Local anglers can only count a few stories of pulling in bluefin tuna in recent years, dozens of miles off the San Francisco and Peninsula coast. But in a remarkable turn, the rare but not technically endangered tuna, which are prized for sushi meat in Japan especially, have been swimming in close to shore — just a few miles off of Half Moon Bay.
The massive fish, ranging around 150 pounds, have been showing up in droves near SF, and as the Chronicle reports, 30 to 35 have been caught by local fishermen in just the last week. The bluefins are here, they say, because they're chasing the same massive schools of anchovies that have brought humpback and blue whales in closer to shore near Northern California this year.
"Unbelievable how close they are, unbelievable how big they are," says fisherman Charlie Claycomb Jr. to the Chronicle. Claycomb and a buddy recently hooked two bluefin in one fishing trip, and he says the work involved in pulling in one of these fish is simply exhausting.

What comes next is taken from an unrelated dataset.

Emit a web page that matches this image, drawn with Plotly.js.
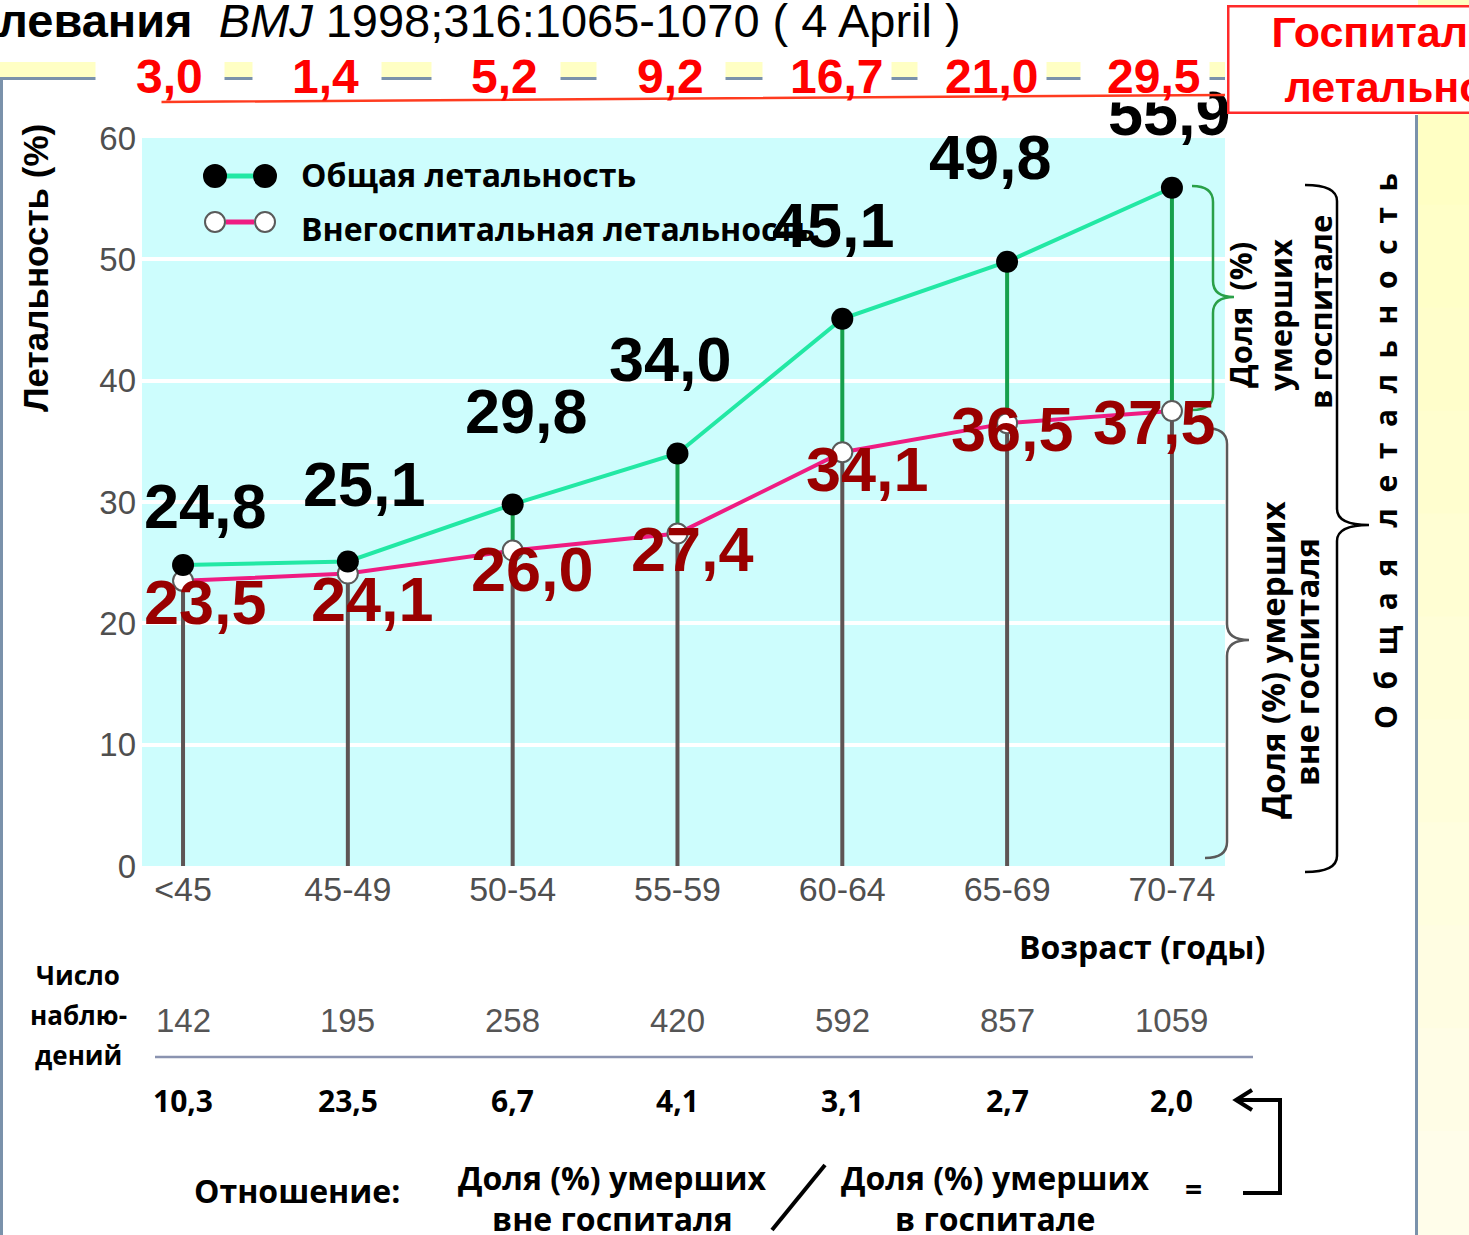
<!DOCTYPE html>
<html><head><meta charset="utf-8">
<script src="https://cdn.plot.ly/plotly-3.0.1.min.js"></script>
<style>html,body{margin:0;padding:0;background:#fff}#chart{width:1469px;height:1235px}</style>
</head><body><div id="chart"></div>
<script>
// ---- data ----
const ageGroups = ['<45','45-49','50-54','55-59','60-64','65-69','70-74'];
const totalMortality = [24.8, 25.1, 29.8, 34.0, 45.1, 49.8, 55.9];
const outOfHospitalMortality = [23.5, 24.1, 26.0, 27.4, 34.1, 36.5, 37.5];
const hospitalMortality = [3.0, 1.4, 5.2, 9.2, 16.7, 21.0, 29.5];
const observations = [142, 195, 258, 420, 592, 857, 1059];
const ratioOutIn = [10.3, 23.5, 6.7, 4.1, 3.1, 2.7, 2.0];
const yTicks = [0, 10, 20, 30, 40, 50, 60];

// ---- label offsets (px) ----
const totShiftX = [22, 17, 14, -7, -9, -17, -2];
const totShiftY = [59, 77, 93, 94, 94, 105, 75];
const outShiftX = [22, 25, 20, 15, 25, 5, -17];
const outShiftY = [-21, -25, -18, -15, -17, -6, -11];
const hospShiftX = [-14, -22, -8, -7, -6, -16, -18];

const W = 1469, H = 1235;
const X0 = 142, X1 = 1225, Y0 = 138, Y1 = 866;
const xr = [-0.249, 6.322];
const px = x => x / W, py = y => 1 - y / H;
const P = (x, y) => px(x) + ',' + py(y);
const fmt = v => v.toFixed(1).replace('.', ',');

const BOLD = 'Liberation Sans, Arial, sans-serif';
const CAL = 'Open Sans, Noto Sans, sans-serif';

// ---- traces ----
const gx = [], gy = [], vx = [], vy = [];
ageGroups.forEach((c, i) => {
  gx.push(c, c, null); gy.push(0, outOfHospitalMortality[i], null);
  vx.push(c, c, null); vy.push(outOfHospitalMortality[i], totalMortality[i], null);
});
const traces = [
  {x: gx, y: gy, mode: 'lines', line: {color: '#5e5454', width: 4}, hoverinfo: 'skip'},
  {x: vx, y: vy, mode: 'lines', line: {color: '#16a04c', width: 4}, hoverinfo: 'skip'},
  {x: ageGroups, y: outOfHospitalMortality, mode: 'lines+markers',
   line: {color: '#ef1c82', width: 4},
   marker: {size: 20, color: '#ffffff', line: {color: '#5a5a5a', width: 2}}},
  {x: ageGroups, y: totalMortality, mode: 'lines+markers',
   line: {color: '#22e8a4', width: 4},
   marker: {size: 22, color: '#000000'}}
];

// ---- annotations ----
const ann = [];
const A = (o) => ann.push(Object.assign({showarrow: false, xref: 'paper', yref: 'paper', xanchor: 'center', yanchor: 'middle'}, o));
const AX = (o) => ann.push(Object.assign({showarrow: false, xref: 'x', yref: 'paper', xanchor: 'center', yanchor: 'middle'}, o));

// legend texts
A({x: px(299), y: py(174), xanchor: 'left', text: '<b>Общая летальность</b>', font: {family: CAL, size: 32, color: '#000'}});
A({x: px(299), y: py(228), xanchor: 'left', text: '<b>Внегоспитальная летальность</b>', font: {family: CAL, size: 32, color: '#000'}});

// data labels
ageGroups.forEach((c, i) => {
  ann.push({x: c, y: outOfHospitalMortality[i], xref: 'x', yref: 'y', showarrow: false, xanchor: 'center', yanchor: 'middle',
    xshift: outShiftX[i], yshift: outShiftY[i], text: '<b>' + fmt(outOfHospitalMortality[i]) + '</b>',
    font: {family: BOLD, size: 63, color: '#990000'}});
});
ageGroups.forEach((c, i) => {
  ann.push({x: c, y: totalMortality[i], xref: 'x', yref: 'y', showarrow: false, xanchor: 'center', yanchor: 'middle',
    xshift: totShiftX[i], yshift: totShiftY[i], text: '<b>' + fmt(totalMortality[i]) + '</b>',
    font: {family: BOLD, size: 63, color: '#000'}});
});

// white boxes behind the hospital-mortality numbers (cover top of labels below)
ageGroups.forEach((c, i) => {
  AX({x: c, y: py(79), xshift: hospShiftX[i] - 9, width: 128, height: 46, borderpad: 0,
      bgcolor: '#ffffff', text: '\u00a0', font: {size: 10}});
});
// red underline
A({x: px(1225), y: py(95), showarrow: true, ax: 160 - 1225, ay: 102 - 95, arrowhead: 0,
   arrowwidth: 2.5, arrowcolor: '#ff3b1f', standoff: 0, startstandoff: 0, text: ''});

// top title
A({x: px(-4), y: py(20), xanchor: 'left',
   text: '<b>левания</b>\u00a0\u00a0<i>BMJ</i> 1998;316:1065-1070 ( 4 April )',
   font: {family: BOLD, size: 47, color: '#000'}});

// hospital mortality numbers
ageGroups.forEach((c, i) => {
  AX({x: c, y: py(76), xshift: hospShiftX[i],
    text: '<b>' + fmt(hospitalMortality[i]) + '</b>', font: {family: BOLD, size: 48, color: '#ff0000'}});
});

// red box
A({x: px(1227), y: py(5), xanchor: 'left', yanchor: 'top', width: 382, height: 104,
   bgcolor: '#ffffff', bordercolor: '#ff2a2a', borderwidth: 2.5, borderpad: 0, align: 'center',
   text: '<b>Госпитальная<br>летальность</b>', font: {family: BOLD, size: 43, color: '#ff0000'}});

// y axis title
A({x: px(35), y: py(268), textangle: -90, text: '<b>Летальность (%)</b>', font: {family: BOLD, size: 35, color: '#000'}});

// right side labels
A({x: px(1240), y: py(315), textangle: -90, text: '<b>Доля\u00a0\u00a0(%)</b>', font: {family: CAL, size: 31, color: '#000'}});
A({x: px(1280), y: py(315), textangle: -90, text: '<b>умерших</b>', font: {family: CAL, size: 31, color: '#000'}});
A({x: px(1320), y: py(312), textangle: -90, text: '<b>в госпитале</b>', font: {family: CAL, size: 31, color: '#000'}});
A({x: px(1272), y: py(660), textangle: -90, text: '<b>Доля (%) умерших</b>', font: {family: CAL, size: 33, color: '#000'}});
A({x: px(1306), y: py(662), textangle: -90, text: '<b>вне госпиталя</b>', font: {family: CAL, size: 33, color: '#000'}});
A({x: px(1385), y: py(451), textangle: -90,
   text: '<b>' + 'Общая'.split('').join('\u00a0\u00a0') + '\u00a0\u00a0\u00a0\u00a0' + 'летальность'.split('').join('\u00a0\u00a0') + '</b>',
   font: {family: CAL, size: 30, color: '#000'}});

// bottom table
A({x: px(1142), y: py(946), text: '<b>Возраст (годы)</b>', font: {family: CAL, size: 32, color: '#000'}});
A({x: px(78), y: py(975), text: '<b>Число</b>', font: {family: CAL, size: 26, color: '#000'}});
A({x: px(78), y: py(1015), text: '<b>наблю-</b>', font: {family: CAL, size: 26, color: '#000'}});
A({x: px(78), y: py(1055), text: '<b>дений</b>', font: {family: CAL, size: 26, color: '#000'}});
ageGroups.forEach((c, i) => {
  AX({x: c, y: py(1020), text: String(observations[i]), font: {family: BOLD, size: 33, color: '#555555'}});
  AX({x: c, y: py(1100), text: '<b>' + fmt(ratioOutIn[i]) + '</b>', font: {family: CAL, size: 30, color: '#000'}});
});
A({x: px(297), y: py(1190), text: '<b>Отношение:</b>', font: {family: CAL, size: 32, color: '#000'}});
A({x: px(612), y: py(1177), text: '<b>Доля (%) умерших</b>', font: {family: CAL, size: 32, color: '#000'}});
A({x: px(612), y: py(1218), text: '<b>вне госпиталя</b>', font: {family: CAL, size: 32, color: '#000'}});
A({x: px(995), y: py(1177), text: '<b>Доля (%) умерших</b>', font: {family: CAL, size: 32, color: '#000'}});
A({x: px(995), y: py(1218), text: '<b>в госпитале</b>', font: {family: CAL, size: 32, color: '#000'}});
A({x: px(1193), y: py(1188), text: '<b>=</b>', font: {family: CAL, size: 30, color: '#000'}});

// ---- shapes (decoration) ----
const shapes = [];
const S = (o) => shapes.push(Object.assign({xref: 'paper', yref: 'paper'}, o));
const rect = (x0, y0, x1, y1, fill, line) => S({type: 'rect', x0: px(x0), x1: px(x1), y0: py(y0), y1: py(y1), fillcolor: fill, line: line || {width: 0}});
const seg = (x0, y0, x1, y1, color, w) => S({type: 'line', x0: px(x0), x1: px(x1), y0: py(y0), y1: py(y1), line: {color: color, width: w}});
const path = (d, color, w) => S({type: 'path', path: d, line: {color: color, width: w}});

// right yellow panel (soft vertical gradient)
const panelBands = 12;
for (let k = 0; k < panelBands; k++) {
  const t = k / (panelBands - 1);
  const b = Math.round(0xc0 + t * (0xea - 0xc0));
  const g = Math.round(0xff - t * 2);
  rect(1418, k * H / panelBands - 1, 1480, (k + 1) * H / panelBands + 1, 'rgb(255,' + g + ',' + b + ')');
}
seg(1416.5, 115, 1416.5, 1240, '#7a92ab', 3);
// left frame line
seg(1.5, 80, 1.5, 1240, '#7a92ab', 3);
// top band
rect(0, 62, 1225, 77, '#ffffc4');
rect(0, 77, 1225, 80, '#7a92ab');

// legend glyphs
seg(226, 176, 254, 176, '#22e8a4', 5);
seg(226, 222, 254, 222, '#ef1c82', 5);
const circ = (x, y, r, fill, lc) => S({type: 'circle', x0: px(x - r), x1: px(x + r), y0: py(y - r), y1: py(y + r), fillcolor: fill, line: {color: lc, width: 2}});
circ(215, 176, 11, '#000', '#000'); circ(265, 176, 11, '#000', '#000');
circ(215, 222, 10, '#fff', '#5a5a5a'); circ(265, 222, 10, '#fff', '#5a5a5a');

// braces
function brace(x, y0, y1, w, ym) {
  const s = x + w / 2, t = x + w, r = 16;
  return 'M' + P(x, y0) + ' Q' + P(s, y0) + ' ' + P(s, y0 + r) + ' L' + P(s, ym - r) +
    ' Q' + P(s, ym) + ' ' + P(t, ym) + ' Q' + P(s, ym) + ' ' + P(s, ym + r) +
    ' L' + P(s, y1 - r) + ' Q' + P(s, y1) + ' ' + P(x, y1);
}
path(brace(1192, 186, 410, 42, 297), '#2aa048', 2.5);
path(brace(1205, 428, 858, 44, 640), '#5a5a5a', 2.5);
path(brace(1305, 185, 872, 64, 525), '#000000', 2.5);

// table rule
seg(155, 1057, 1253, 1057, '#8a93b0', 2.5);
// slash
seg(772, 1230, 825, 1165, '#000', 4);
// bracket arrow
path('M' + P(1243, 1193) + ' L' + P(1280, 1193) + ' L' + P(1280, 1100) + ' L' + P(1238, 1100), '#000', 4);
path('M' + P(1252, 1090) + ' L' + P(1236, 1100) + ' L' + P(1252, 1110), '#000', 4);

const layout = {
  width: W, height: H, margin: {l: 0, r: 0, t: 0, b: 0},
  paper_bgcolor: '#ffffff', plot_bgcolor: '#cdfdfd', showlegend: false,
  xaxis: {domain: [px(X0), px(X1)], type: 'category', range: xr,
    showgrid: false, zeroline: false, showline: false, ticks: '',
    tickfont: {family: BOLD, size: 34, color: '#4f4f4f'}},
  yaxis: {domain: [py(Y1), py(Y0)], range: [0, 60], tickvals: yTicks,
    showgrid: true, gridcolor: '#ffffff', gridwidth: 4, zeroline: false, showline: false, ticks: '',
    ticklabelstandoff: 5,
    tickfont: {family: BOLD, size: 33, color: '#4f4f4f'}},
  annotations: ann, shapes: shapes
};
Plotly.newPlot('chart', traces, layout, {displayModeBar: false, staticPlot: true});
</script></body></html>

Another fisherman, Doug Laughlin, tells the paper, "We are walking on clouds, what we’re getting to experience."
These fish, which have been notably overfished in the last decade, have been showing signs of increased numbers, and the local fishing community is hoping that the bluefins stick around a while or return next year. Typically, they would be more easily found in warmer waters off the coast of San Diego, or near Hawaii, where they make the long journey from the spawning grounds in the Sea of Japan after their first birthday. As the Smithsonian explains, experts until recently believed that only a small percentage of the fish made the 5,000-mile migration to the North American coast, but now they believe it's far greater number.
The fish are unique in that they are one of the only "warm-blooded" fish species, with special blood-vessel networks that allow them to swim through frigid waters that are typically too cold for big fish.
Pacific bluefin tuna take five years to mature, and can grow to upwards of 600 pounds. One such enormous specimen sold in 2019 for a whopping $5,000 per pound to a Japanese sushi restaurant chain — a total price tag of over $300 million.
Typical prices for bluefin tend to be around $40 per pound, as NPR reported, though that could go up to $200 per pound depending on the size.
By that scale, the five-foot-long, 150-pound specimens pulled in by Claycomb and his friend last week could command prices between $6,000 and $30,000 apiece.
Japan currently consumes about 80 percent of the world's Pacific bluefin tuna. The Atlantic bluefin, a close relative, is currently listed as an endangered species.